What to do =
Starting with the first line below, extract each line through the one that contains "import * as", inclusive, excluding pictures.

** start Supplied material **

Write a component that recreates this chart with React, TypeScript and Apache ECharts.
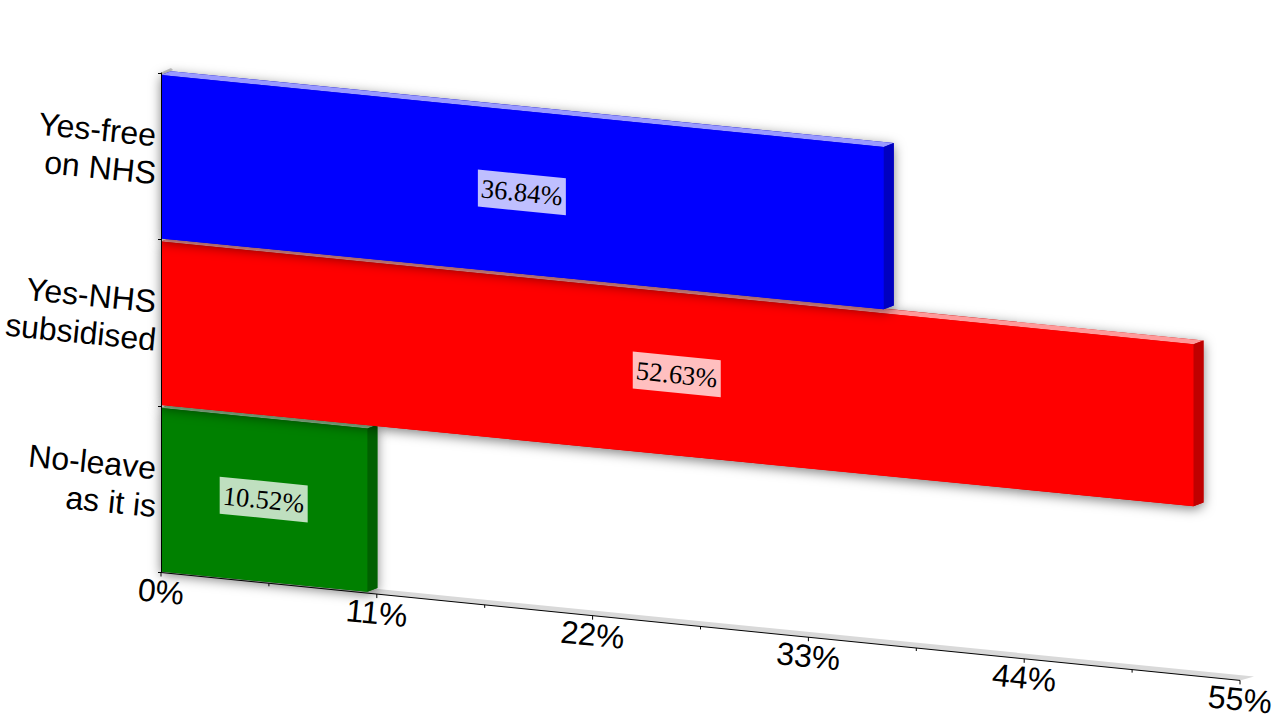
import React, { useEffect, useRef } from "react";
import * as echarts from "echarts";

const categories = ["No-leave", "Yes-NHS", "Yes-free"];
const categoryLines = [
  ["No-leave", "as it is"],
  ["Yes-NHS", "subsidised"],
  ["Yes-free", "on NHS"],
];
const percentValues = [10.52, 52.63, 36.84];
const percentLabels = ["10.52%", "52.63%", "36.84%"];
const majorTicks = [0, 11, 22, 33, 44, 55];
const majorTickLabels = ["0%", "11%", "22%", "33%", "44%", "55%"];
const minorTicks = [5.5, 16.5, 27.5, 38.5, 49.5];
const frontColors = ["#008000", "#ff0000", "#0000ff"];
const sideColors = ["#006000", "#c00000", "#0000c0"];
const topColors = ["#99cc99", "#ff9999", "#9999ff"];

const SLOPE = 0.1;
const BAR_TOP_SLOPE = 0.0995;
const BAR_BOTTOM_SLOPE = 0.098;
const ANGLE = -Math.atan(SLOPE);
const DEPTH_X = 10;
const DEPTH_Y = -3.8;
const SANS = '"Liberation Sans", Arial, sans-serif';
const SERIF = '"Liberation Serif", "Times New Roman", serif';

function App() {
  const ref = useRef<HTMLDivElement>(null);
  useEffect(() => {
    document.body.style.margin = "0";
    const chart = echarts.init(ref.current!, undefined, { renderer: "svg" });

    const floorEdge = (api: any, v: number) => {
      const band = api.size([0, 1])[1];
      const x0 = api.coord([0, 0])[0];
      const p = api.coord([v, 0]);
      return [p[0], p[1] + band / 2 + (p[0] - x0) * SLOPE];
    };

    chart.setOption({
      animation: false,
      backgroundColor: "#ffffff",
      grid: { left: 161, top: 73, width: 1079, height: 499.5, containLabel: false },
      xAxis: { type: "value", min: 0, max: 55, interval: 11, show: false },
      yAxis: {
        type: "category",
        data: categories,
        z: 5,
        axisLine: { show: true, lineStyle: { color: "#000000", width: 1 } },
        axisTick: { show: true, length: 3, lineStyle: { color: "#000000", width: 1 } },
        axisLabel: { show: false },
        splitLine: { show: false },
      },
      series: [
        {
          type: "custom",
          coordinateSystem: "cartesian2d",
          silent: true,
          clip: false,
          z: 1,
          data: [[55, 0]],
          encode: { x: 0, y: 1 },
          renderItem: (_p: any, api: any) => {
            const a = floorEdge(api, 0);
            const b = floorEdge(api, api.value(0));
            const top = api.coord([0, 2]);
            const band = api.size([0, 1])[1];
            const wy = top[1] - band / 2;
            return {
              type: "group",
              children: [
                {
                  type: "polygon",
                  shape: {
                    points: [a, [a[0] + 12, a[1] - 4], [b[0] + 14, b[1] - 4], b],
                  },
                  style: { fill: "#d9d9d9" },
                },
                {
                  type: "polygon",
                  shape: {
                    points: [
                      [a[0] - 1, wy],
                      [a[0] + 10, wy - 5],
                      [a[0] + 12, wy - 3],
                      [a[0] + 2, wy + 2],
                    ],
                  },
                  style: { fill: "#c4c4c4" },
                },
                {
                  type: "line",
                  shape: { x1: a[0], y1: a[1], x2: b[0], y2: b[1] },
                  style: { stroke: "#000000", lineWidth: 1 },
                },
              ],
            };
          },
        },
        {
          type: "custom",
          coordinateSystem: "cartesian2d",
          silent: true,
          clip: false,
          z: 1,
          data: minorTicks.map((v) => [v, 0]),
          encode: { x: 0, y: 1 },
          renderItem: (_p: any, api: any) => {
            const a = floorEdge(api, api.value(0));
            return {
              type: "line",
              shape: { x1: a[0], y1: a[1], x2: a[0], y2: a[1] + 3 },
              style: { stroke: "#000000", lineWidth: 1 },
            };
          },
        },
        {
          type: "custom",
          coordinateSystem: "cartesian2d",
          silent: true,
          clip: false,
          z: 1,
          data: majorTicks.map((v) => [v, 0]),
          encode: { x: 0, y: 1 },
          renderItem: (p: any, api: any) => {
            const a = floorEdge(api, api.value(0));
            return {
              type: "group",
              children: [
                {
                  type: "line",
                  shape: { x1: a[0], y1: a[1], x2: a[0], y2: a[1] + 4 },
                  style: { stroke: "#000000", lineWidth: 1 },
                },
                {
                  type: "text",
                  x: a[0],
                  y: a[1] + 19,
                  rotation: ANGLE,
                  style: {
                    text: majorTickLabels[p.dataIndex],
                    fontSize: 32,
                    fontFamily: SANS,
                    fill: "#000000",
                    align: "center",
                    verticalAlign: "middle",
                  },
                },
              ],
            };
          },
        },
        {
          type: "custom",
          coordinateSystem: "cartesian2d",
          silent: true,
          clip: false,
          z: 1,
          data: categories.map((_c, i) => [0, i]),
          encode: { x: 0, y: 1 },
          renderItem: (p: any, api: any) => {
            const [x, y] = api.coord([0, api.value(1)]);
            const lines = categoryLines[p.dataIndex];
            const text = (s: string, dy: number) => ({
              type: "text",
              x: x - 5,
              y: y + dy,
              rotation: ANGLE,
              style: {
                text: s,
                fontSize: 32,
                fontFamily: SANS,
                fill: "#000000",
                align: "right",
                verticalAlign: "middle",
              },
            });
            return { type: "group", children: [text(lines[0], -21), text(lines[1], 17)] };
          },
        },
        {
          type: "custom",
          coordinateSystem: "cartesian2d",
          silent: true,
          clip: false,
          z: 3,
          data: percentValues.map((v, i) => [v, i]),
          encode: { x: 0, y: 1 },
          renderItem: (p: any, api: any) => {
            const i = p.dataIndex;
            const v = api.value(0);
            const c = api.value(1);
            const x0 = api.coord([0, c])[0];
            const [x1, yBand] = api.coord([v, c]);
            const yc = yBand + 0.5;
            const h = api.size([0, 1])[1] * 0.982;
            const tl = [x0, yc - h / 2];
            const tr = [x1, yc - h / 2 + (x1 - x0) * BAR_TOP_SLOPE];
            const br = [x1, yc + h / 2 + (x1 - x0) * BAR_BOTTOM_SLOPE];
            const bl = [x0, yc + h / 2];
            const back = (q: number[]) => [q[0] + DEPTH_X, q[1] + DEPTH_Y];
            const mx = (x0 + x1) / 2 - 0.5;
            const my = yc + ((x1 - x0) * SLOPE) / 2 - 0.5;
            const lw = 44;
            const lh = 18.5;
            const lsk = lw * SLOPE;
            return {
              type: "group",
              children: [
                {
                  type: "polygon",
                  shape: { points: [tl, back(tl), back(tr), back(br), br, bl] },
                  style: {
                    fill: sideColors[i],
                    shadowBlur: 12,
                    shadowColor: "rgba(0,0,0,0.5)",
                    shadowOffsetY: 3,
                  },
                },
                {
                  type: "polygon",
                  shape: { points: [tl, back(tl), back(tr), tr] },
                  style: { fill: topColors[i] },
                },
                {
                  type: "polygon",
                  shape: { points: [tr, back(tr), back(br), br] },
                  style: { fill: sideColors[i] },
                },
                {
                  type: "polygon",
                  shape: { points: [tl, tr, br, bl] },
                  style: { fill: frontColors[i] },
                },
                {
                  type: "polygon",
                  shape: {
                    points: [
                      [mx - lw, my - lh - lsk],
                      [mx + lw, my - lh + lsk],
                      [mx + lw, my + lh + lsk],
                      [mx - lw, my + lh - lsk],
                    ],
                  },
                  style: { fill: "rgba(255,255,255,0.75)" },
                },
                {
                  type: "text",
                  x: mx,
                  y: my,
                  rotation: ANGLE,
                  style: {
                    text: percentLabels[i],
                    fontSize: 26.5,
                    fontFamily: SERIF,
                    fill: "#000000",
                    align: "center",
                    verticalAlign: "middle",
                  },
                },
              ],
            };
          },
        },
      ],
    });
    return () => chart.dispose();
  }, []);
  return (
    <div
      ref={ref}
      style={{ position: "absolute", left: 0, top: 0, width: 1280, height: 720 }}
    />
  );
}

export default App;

** end Supplied material **

Complete answer =
Write a component that recreates this chart with React, TypeScript and Apache ECharts.
import React, { useEffect, useRef } from "react";
import * as echarts from "echarts";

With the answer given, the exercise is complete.